Mr Warren Buffett, is the Beach your new Moat?
As one of the most successful investors ever, Warren Buffett’s approach to value investing has always had a bit of a medieval flair to it — Moats ! (Buffet on Moats)
“A good business is like a strong castle with a deep moat around it. I want sharks in the moat. I want it untouchable.“ — Warren Buffett
The castle is a metaphor for a company, and the moat represents a strong competitive advantage. The wider and deeper the moat the more protection it offers, in the long term, to lock customers in and keep competition out.
The Wizard of Omaha has provided an onslaught of wisdom over the years, but this piece of insight is more evident than ever and is one of Buffett’s best quotes that has stood the test of time for over five decades.
However, that was good wisdom for the days of yore when change was linear and the (business) environment was predictable, much like the vast and serene medieval countryside in which those castles were built.
Now, driven by the technology revolution, the business environment is changing exponentially and metaphorically speaking, looks more like a fluid unpredictable raging ocean where the castles of yesteryears, with their rigid “systems & processes”, (necessary to manage scale and governance) look more like rocky islands that are either being washed away or end up repelling the waves of opportunity coming at them.
But if the past was about building moats around castles, then the future is about building interlocking beaches around several islands.
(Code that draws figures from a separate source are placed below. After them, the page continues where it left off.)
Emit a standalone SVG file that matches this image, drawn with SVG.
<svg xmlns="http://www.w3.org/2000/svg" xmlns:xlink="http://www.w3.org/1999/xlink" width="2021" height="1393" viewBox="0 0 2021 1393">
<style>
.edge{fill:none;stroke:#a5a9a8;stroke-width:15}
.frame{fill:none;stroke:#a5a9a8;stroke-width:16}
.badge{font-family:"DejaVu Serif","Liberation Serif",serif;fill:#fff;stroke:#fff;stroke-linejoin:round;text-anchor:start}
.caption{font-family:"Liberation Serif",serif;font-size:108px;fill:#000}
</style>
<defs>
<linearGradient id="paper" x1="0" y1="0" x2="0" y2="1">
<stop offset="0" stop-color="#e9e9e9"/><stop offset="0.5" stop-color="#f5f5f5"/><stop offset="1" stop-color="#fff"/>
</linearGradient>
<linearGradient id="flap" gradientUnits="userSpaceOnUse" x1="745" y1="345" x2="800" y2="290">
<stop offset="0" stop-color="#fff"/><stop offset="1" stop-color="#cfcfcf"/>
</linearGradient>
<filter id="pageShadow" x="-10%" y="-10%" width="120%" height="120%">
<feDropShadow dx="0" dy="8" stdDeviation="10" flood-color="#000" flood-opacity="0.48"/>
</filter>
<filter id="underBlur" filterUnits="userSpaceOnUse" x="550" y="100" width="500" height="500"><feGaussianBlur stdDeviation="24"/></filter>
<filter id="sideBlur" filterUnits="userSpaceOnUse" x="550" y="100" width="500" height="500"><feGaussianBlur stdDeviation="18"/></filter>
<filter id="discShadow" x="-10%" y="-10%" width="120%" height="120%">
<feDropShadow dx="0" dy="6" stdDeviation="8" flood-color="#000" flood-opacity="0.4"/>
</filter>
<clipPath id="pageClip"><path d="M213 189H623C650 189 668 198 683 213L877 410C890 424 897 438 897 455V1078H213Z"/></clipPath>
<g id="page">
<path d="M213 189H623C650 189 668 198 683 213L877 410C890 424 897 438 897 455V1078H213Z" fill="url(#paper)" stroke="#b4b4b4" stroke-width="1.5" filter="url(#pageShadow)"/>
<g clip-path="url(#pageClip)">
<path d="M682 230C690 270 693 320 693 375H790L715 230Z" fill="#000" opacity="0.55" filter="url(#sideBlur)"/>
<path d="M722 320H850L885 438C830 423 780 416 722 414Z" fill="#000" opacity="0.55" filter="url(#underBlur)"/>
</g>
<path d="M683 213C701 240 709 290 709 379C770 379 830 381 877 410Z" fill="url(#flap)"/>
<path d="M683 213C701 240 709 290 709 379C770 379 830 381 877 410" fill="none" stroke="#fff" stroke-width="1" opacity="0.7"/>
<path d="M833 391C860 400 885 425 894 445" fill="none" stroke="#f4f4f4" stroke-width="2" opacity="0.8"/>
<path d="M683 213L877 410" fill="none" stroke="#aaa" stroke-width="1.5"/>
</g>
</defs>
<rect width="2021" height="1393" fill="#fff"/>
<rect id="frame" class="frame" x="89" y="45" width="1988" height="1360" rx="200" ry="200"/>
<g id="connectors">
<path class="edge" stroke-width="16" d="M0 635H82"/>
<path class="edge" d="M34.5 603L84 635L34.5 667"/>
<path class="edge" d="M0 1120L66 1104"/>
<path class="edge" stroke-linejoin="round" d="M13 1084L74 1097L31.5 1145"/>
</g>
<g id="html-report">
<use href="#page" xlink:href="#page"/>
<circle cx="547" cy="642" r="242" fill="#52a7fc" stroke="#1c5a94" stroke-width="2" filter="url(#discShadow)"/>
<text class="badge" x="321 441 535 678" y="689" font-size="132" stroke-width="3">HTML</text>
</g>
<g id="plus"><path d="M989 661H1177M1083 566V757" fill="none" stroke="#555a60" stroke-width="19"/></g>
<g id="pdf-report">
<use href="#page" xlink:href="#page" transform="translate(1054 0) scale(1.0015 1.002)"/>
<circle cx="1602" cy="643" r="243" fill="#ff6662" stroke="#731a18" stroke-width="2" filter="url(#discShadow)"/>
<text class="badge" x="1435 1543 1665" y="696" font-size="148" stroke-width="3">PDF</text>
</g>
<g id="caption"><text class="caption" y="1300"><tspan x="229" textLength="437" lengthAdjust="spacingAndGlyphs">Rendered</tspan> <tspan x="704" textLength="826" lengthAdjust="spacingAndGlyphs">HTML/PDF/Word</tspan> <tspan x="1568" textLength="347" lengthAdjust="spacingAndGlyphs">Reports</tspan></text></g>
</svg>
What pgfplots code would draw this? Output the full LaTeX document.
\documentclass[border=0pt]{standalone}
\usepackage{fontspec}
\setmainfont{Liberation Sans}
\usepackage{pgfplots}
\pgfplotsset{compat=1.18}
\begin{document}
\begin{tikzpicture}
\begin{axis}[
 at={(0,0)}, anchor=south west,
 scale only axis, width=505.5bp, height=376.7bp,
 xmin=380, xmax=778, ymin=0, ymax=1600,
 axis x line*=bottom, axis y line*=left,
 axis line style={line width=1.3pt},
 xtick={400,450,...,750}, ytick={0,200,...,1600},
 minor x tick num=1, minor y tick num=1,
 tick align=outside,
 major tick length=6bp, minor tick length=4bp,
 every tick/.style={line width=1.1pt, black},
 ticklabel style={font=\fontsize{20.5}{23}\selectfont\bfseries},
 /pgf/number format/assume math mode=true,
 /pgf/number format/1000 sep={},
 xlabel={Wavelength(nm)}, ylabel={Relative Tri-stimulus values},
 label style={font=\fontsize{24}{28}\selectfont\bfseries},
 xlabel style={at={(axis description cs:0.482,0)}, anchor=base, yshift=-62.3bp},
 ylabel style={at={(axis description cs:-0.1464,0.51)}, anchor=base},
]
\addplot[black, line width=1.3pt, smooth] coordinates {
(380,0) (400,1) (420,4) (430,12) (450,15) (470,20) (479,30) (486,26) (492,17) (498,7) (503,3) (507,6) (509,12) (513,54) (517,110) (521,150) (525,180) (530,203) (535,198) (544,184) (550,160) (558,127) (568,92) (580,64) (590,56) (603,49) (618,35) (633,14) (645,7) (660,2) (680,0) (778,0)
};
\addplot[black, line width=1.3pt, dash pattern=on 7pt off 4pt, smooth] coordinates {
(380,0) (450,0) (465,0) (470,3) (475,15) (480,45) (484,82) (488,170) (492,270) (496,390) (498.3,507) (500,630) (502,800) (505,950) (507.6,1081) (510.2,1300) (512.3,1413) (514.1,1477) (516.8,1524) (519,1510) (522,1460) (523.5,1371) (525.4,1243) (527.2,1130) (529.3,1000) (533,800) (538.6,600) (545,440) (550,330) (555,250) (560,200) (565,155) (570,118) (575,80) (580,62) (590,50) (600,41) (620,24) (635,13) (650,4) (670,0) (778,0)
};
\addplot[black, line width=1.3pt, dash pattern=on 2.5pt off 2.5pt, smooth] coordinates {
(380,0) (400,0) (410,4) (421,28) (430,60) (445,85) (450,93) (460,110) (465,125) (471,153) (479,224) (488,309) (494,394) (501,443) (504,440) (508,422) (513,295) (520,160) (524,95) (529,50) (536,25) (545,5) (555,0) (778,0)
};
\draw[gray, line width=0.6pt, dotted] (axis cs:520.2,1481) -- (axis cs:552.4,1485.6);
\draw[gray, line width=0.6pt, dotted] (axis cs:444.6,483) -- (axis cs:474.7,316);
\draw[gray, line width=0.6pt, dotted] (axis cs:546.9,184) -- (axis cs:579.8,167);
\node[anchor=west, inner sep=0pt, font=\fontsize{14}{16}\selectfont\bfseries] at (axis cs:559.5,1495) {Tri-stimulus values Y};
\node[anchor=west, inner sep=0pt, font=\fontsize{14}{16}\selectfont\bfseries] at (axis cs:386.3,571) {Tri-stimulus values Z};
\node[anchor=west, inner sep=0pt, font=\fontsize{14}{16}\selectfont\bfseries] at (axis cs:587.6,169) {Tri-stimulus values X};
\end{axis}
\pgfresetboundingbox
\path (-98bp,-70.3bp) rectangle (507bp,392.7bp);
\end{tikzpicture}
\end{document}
Beaches that structurally provide a soft landing spot, for customers and partners alike, between an increasingly fluid world and rigid corporate structures.
Beaches, (being a metaphor for business ecosystems), are a great example of an economic community supported by a foundation of interacting organizations and individuals. The luxury hotels, beach shacks, jet ski, dune buggy, ferris wheel & parasailing operators, masseurs, local handicraft shops and markets, all come together to create unique personal experiences for people that none of them individually can.
So, is Warren Buffett’s investment philosophy changing with the changing times? The answer to that seems to be both a Yes and a No!
While the fundamentals of his philosophy of investing for the long term remain unchanged, Buffett appears to be shifting from “Moat” to “Beach” stocks. Two relatively recent investment forays by Buffet’s Berkshire Hathaway seem to suggest so:
Apple and IBM — both technology stocks. (A shift from his previous aversion to investing in technology stocks because, by his own admission, he did not understand hi-tech.)
Apple showed the way by creating the app ecosystem (Google’s Android merely copied it) as an extension to it’s devices, that over the past decade has led to the creation of hundreds of thousands of innovative and new uses for what was once the simple mobile phone. If you love your Uber rides, in some ways you have Steve Jobs to thank for bringing together the ecosystem to power it. For the enterprise, Apple continues building the ecosystem by closely partnering with the likes of IBM, SAP and Cisco with a focus on creation of consumer-grade suites of apps and services packaged for specific industry needs. Other collaborations with smaller companies, include Box, for content management, and DocuSign, for electronic signature and contract exchange, making Apple’s products and services more and more viable for business use. It is perhaps in recognition of this “Beach” approach by Apple that’s led to Berkshire Hathaway investing almost $1.5 Billion recently in the stock, even while big-name hedge fund managers such as George Soros, Carl Icahn, David Einhorn, and David Tepper have been deserting the Apple stock.
IBM has witnessed over 16 straight quarters of declining revenues and continues to shed its traditional IT services baggage in favor of industry-focused and consulting-driven “cognitive” solutions. Simply put, “cognitive” is the next era of computing that will breathe life (through the application of self learning artificial intelligence solutions) into almost every inanimate thing around us, enabling it to interact with other things and us in simple and natural ways to serve us in an innovative and personalised manner never imagined or possible before. From the industrial era of standardisation at scale, we are now at the cusp of an era of contextualised personalisation at scale — just the way nature intended things to be. Healthcare, Education, Government, Financial Services, and everything else as we know it, are all set to transform and IBM’s cognitive system “Watson” is working with these sectors alongside working with other technology majors like Apple, SAP amongst others, to bring together the ecosystems that will help solve problems that couldn’t be solved before.
“I don’t think anybody’s just B2B or B2C anymore. You are B2I — business to individual” — Ginni Rometty, CEO — IBM
This is perhaps why, despite IBM’s declining revenues, Buffett’s Berkshire Hathaway has acquired and continues to hold 8.5% of the company, worth a whopping $ 11 Billion — 9.6% of their entire portfolio.
An apparent acknowledgment that the future of business lies in the creation of ecosystems, of diverse entities, that seamlessly deliver “Experience-As-A- Service”, as opposed to stand-alone products or services, to end users and consumers.
That “Beaches”, not “Moats” are the harbinger of value creation and competitive advantage in the future.
So, do please tell us Mr. Warren Buffett… Is the Beach your new Moat?